A bigger 'Doghouse' will pay off

By Ferd Lewis
Advertiser Columnist

FRESNO, Calif. — When the crowd in Bulldog Stadium is in full growl — as it invariably is when the University of Hawai'i football team plays here — Warriors' coaches say they have trouble imagining a louder, more frenzied road crowd.

"Fresno is probably already the (noisiest) of the places we go in the Western Athletic Conference," said Rich Miano, UH assistant coach, whose Warriors play the Bulldogs tomorrow night on ESPN.

So, imagine amping it up by 70 percent, and you have Bulldog head coach Pat Hill's vision of the future and an opponent's idea of decibel overload in the place they call "The Doghouse."
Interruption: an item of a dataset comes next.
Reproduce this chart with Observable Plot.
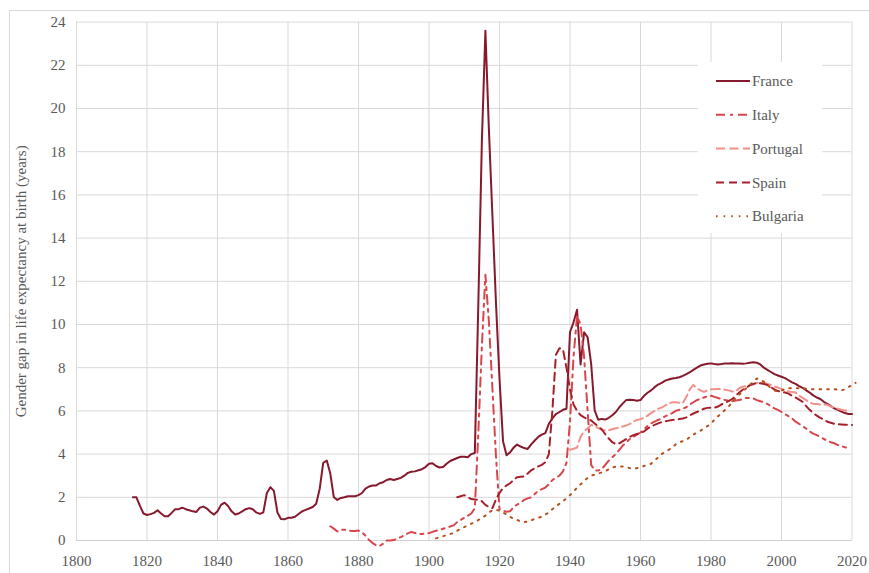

On a wall facing the door of his office, Hill every day sees his dream framed, an artist's rendering of what 41,031-seat Bulldog Stadium would look like expanded to 70,000.

He envisions one of the largest campus stadiums of any non-Bowl Championship Series school filled to capacity, and a vast revenue stream for the school.

While UH pays $800,000 in annual rent — seemingly the only Aloha Stadium tenant that still does — plus costs, to a state-owned stadium, the Bulldogs pay no one, keeping all the concession, parking, signage and other revenue that comes in.

While UH waits for the powers to be to decide what will become of aging, rickety Aloha Stadium, hopefully before it collapses in a rusty heap, the Bulldogs are planning their future without tapping taxpayers.

As Hill is fond of saying, "it wasn't raining when Noah started building the ark, so why wait?"

Athletic director Scott Johnson, blueprints in his office, has already set to work on securing a lead donor to begin the first installment, club seating in the end zone. That would get the Bulldogs started toward a 10,000-seat increase that would include a new deck on the west side and additional sky boxes. Cost: about $50 million with an additional $85 million-$90 million to make the jump from 50,000 seats to 70,000.

When you have an overflow crowd for Portland State, necessitating bringing in temporary bleachers, Hill said that suggests the need.

"We're operating at 98 percent of capacity for six years now, so I think we're ready," Hill said. "The area is growing every year (20 percent growth over the last decade). The demand to fill more seats is there, we just don't have the seats, or the sky boxes.

"People said we could never sell that many sky boxes (40) in the Save Mart Center, but they did," Hill notes.

What is remarkable about Fresno State is that all its major venues — softball stadium, arena, academic center etc. — are privately-financed, requiring no tax money to build.

The 18,000-seat Save Mart Center arena, which opened this time last year and cost $103 million to construct, is the largest privately-financed project in the California State University system.

Some day, the Warriors will return to find a bigger, more boisterous Bulldog Stadium. They'll probably still be paying rent and wondering about the future of their own homefield, Aloha Stadium.